→ EXERCISE BRIEF: Set down each line of the material that follows, exactly, with no pictures.

##########

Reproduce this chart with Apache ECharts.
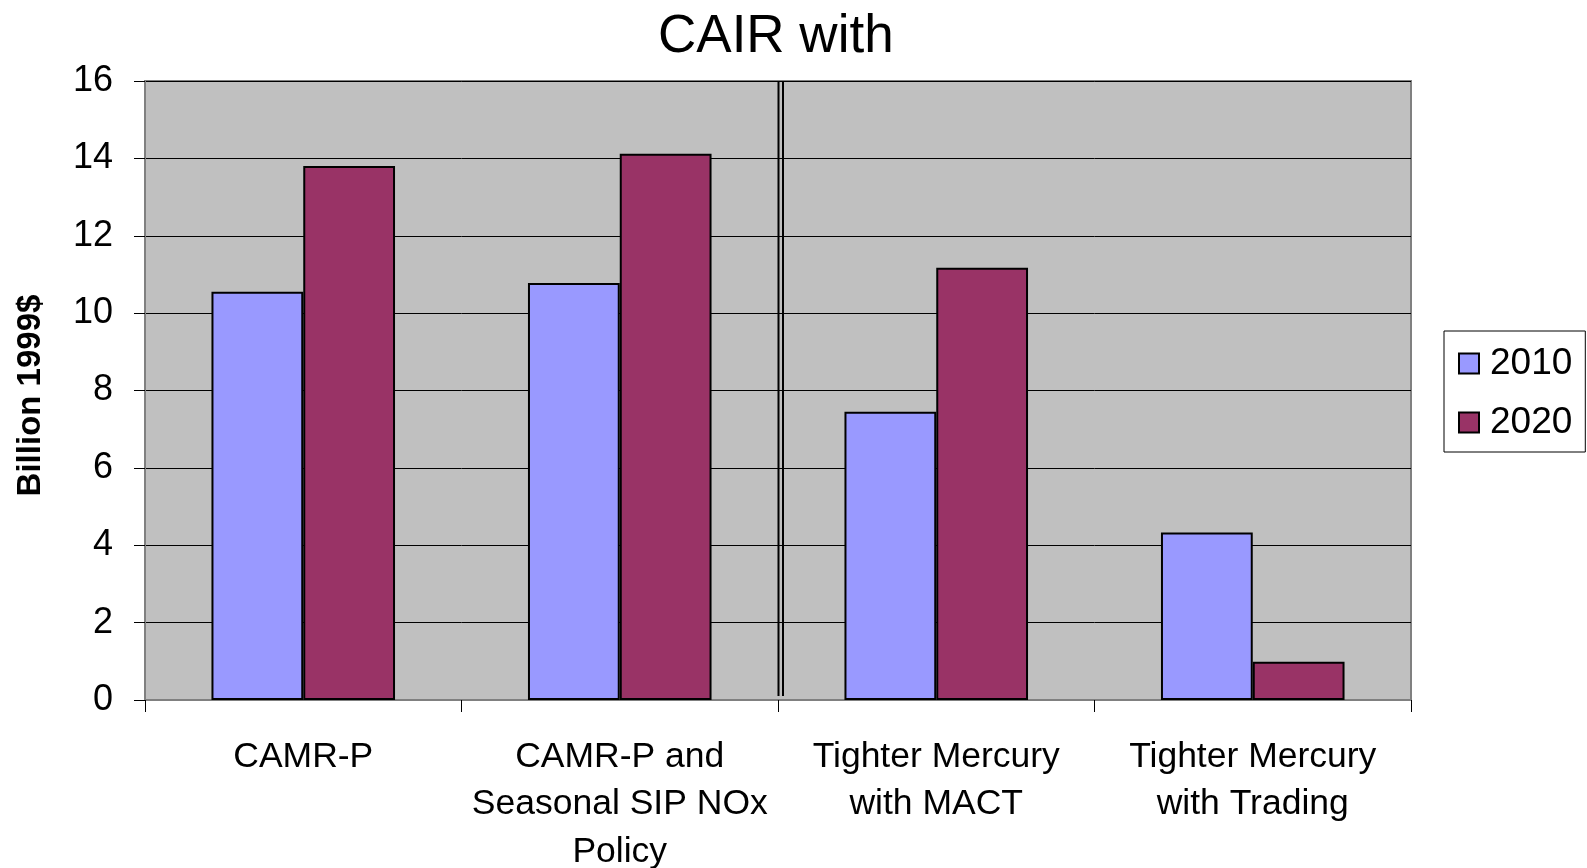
<!DOCTYPE html>
<html>
<head>
<meta charset="utf-8">
<script src="https://cdn.jsdelivr.net/npm/echarts@6/dist/echarts.min.js"></script>
<style>
html,body{margin:0;padding:0;background:#fff;}
#chart{width:1587px;height:868px;}
</style>
</head>
<body>
<div id="chart"></div>
<script>
const categories = ['CAMR-P', 'CAMR-P and\nSeasonal SIP NOx\nPolicy', 'Tighter Mercury\nwith MACT', 'Tighter Mercury\nwith Trading'];
const seriesNames = ['2010', '2020'];
const values2010 = [10.55, 10.78, 7.45, 4.33];
const values2020 = [13.8, 14.12, 11.17, 0.99];
const titleText = 'CAIR with';
const yAxisName = 'Billion 1999$';
const yMin = 0, yMax = 16, yInterval = 2;

const FONT = 'Liberation Sans, Arial, sans-serif';
const chart = echarts.init(document.getElementById('chart'), null, {renderer: 'canvas'});
const grid = {left: 145, right: 176, top: 81, bottom: 168};

chart.setOption({
  backgroundColor: '#ffffff',
  animation: false,
  title: {
    text: titleText, left: 658, top: 11, padding: 0,
    textStyle: {fontFamily: FONT, fontSize: 53, fontWeight: 'normal', color: '#000'}
  },
  legend: {
    orient: 'vertical', left: 1444, top: 331, padding: [14, 13, 11, 14],
    itemGap: 22, itemWidth: 20, itemHeight: 20, icon: 'rect',
    borderColor: '#000', borderWidth: 1, backgroundColor: '#fff',
    textStyle: {fontFamily: FONT, fontSize: 37, color: '#000', padding: [0,0,0,6]},
    data: seriesNames
  },
  grid: Object.assign({show: true, outerBoundsMode: 'none', containLabel: false,
    backgroundColor: '#c0c0c0', borderColor: '#808080', borderWidth: 2}, grid),
  xAxis: {
    type: 'category', data: categories,
    axisLine: {show: true, lineStyle: {color: '#808080', width: 2}},
    axisTick: {show: true, length: 12, lineStyle: {color: '#000', width: 1}},
    axisLabel: {fontFamily: FONT, fontSize: 35.5, color: '#000', lineHeight: 47.5, margin: 33, interval: 0},
    splitLine: {show: false}
  },
  yAxis: {
    type: 'value', min: yMin, max: yMax, interval: yInterval,
    name: yAxisName, nameLocation: 'middle', nameGap: 98, nameRotate: 90,
    nameTextStyle: {fontFamily: FONT, fontSize: 33, fontWeight: 'bold', color: '#000', padding: [0, 10, 0, 0]},
    axisLine: {show: true, lineStyle: {color: '#808080', width: 2}},
    axisTick: {show: true, length: 11, lineStyle: {color: '#000', width: 1}},
    axisLabel: {fontFamily: FONT, fontSize: 36, color: '#000', margin: 32},
    splitLine: {show: true, lineStyle: {color: '#000', width: 1}}
  },
  series: [
    {name: seriesNames[0], type: 'bar', data: values2010, barGap: '0%', barCategoryGap: '42%',
     itemStyle: {color: '#9999ff', borderColor: '#000', borderWidth: 2}},
    {name: seriesNames[1], type: 'bar', data: values2020, barGap: '0%', barCategoryGap: '42%',
     itemStyle: {color: '#993366', borderColor: '#000', borderWidth: 2}}
  ]
});

// divider double line between 2nd and 3rd category, computed from the axes
const c1 = chart.convertToPixel({xAxisIndex: 0}, 1);
const c2 = chart.convertToPixel({xAxisIndex: 0}, 2);
const xDiv = (c1 + c2) / 2;
const yTop = chart.convertToPixel({yAxisIndex: 0}, yMax);
const yBot = chart.convertToPixel({yAxisIndex: 0}, yMin) - 4;
chart.setOption({
  graphic: [
    {type: 'line', shape: {x1: xDiv + 0.5, y1: yTop, x2: xDiv + 0.5, y2: yBot}, style: {stroke: '#000', lineWidth: 2}, z: 100},
    {type: 'line', shape: {x1: xDiv + 5, y1: yTop, x2: xDiv + 5, y2: yBot}, style: {stroke: '#000', lineWidth: 2}, z: 100}
  ]
});
</script>
</body>
</html>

##########

→ ANSWER TO THIS PROBLEM:
Reproduce this chart with Apache ECharts.
<!DOCTYPE html>
<html>
<head>
<meta charset="utf-8">
<script src="https://cdn.jsdelivr.net/npm/echarts@6/dist/echarts.min.js"></script>
<style>
html,body{margin:0;padding:0;background:#fff;}
#chart{width:1587px;height:868px;}
</style>
</head>
<body>
<div id="chart"></div>
<script>
const categories = ['CAMR-P', 'CAMR-P and\nSeasonal SIP NOx\nPolicy', 'Tighter Mercury\nwith MACT', 'Tighter Mercury\nwith Trading'];
const seriesNames = ['2010', '2020'];
const values2010 = [10.55, 10.78, 7.45, 4.33];
const values2020 = [13.8, 14.12, 11.17, 0.99];
const titleText = 'CAIR with';
const yAxisName = 'Billion 1999$';
const yMin = 0, yMax = 16, yInterval = 2;

const FONT = 'Liberation Sans, Arial, sans-serif';
const chart = echarts.init(document.getElementById('chart'), null, {renderer: 'canvas'});
const grid = {left: 145, right: 176, top: 81, bottom: 168};

chart.setOption({
  backgroundColor: '#ffffff',
  animation: false,
  title: {
    text: titleText, left: 658, top: 11, padding: 0,
    textStyle: {fontFamily: FONT, fontSize: 53, fontWeight: 'normal', color: '#000'}
  },
  legend: {
    orient: 'vertical', left: 1444, top: 331, padding: [14, 13, 11, 14],
    itemGap: 22, itemWidth: 20, itemHeight: 20, icon: 'rect',
    borderColor: '#000', borderWidth: 1, backgroundColor: '#fff',
    textStyle: {fontFamily: FONT, fontSize: 37, color: '#000', padding: [0,0,0,6]},
    data: seriesNames
  },
  grid: Object.assign({show: true, outerBoundsMode: 'none', containLabel: false,
    backgroundColor: '#c0c0c0', borderColor: '#808080', borderWidth: 2}, grid),
  xAxis: {
    type: 'category', data: categories,
    axisLine: {show: true, lineStyle: {color: '#808080', width: 2}},
    axisTick: {show: true, length: 12, lineStyle: {color: '#000', width: 1}},
    axisLabel: {fontFamily: FONT, fontSize: 35.5, color: '#000', lineHeight: 47.5, margin: 33, interval: 0},
    splitLine: {show: false}
  },
  yAxis: {
    type: 'value', min: yMin, max: yMax, interval: yInterval,
    name: yAxisName, nameLocation: 'middle', nameGap: 98, nameRotate: 90,
    nameTextStyle: {fontFamily: FONT, fontSize: 33, fontWeight: 'bold', color: '#000', padding: [0, 10, 0, 0]},
    axisLine: {show: true, lineStyle: {color: '#808080', width: 2}},
    axisTick: {show: true, length: 11, lineStyle: {color: '#000', width: 1}},
    axisLabel: {fontFamily: FONT, fontSize: 36, color: '#000', margin: 32},
    splitLine: {show: true, lineStyle: {color: '#000', width: 1}}
  },
  series: [
    {name: seriesNames[0], type: 'bar', data: values2010, barGap: '0%', barCategoryGap: '42%',
     itemStyle: {color: '#9999ff', borderColor: '#000', borderWidth: 2}},
    {name: seriesNames[1], type: 'bar', data: values2020, barGap: '0%', barCategoryGap: '42%',
     itemStyle: {color: '#993366', borderColor: '#000', borderWidth: 2}}
  ]
});

// divider double line between 2nd and 3rd category, computed from the axes
const c1 = chart.convertToPixel({xAxisIndex: 0}, 1);
const c2 = chart.convertToPixel({xAxisIndex: 0}, 2);
const xDiv = (c1 + c2) / 2;
const yTop = chart.convertToPixel({yAxisIndex: 0}, yMax);
const yBot = chart.convertToPixel({yAxisIndex: 0}, yMin) - 4;
chart.setOption({
  graphic: [
    {type: 'line', shape: {x1: xDiv + 0.5, y1: yTop, x2: xDiv + 0.5, y2: yBot}, style: {stroke: '#000', lineWidth: 2}, z: 100},
    {type: 'line', shape: {x1: xDiv + 5, y1: yTop, x2: xDiv + 5, y2: yBot}, style: {stroke: '#000', lineWidth: 2}, z: 100}
  ]
});
</script>
</body>
</html>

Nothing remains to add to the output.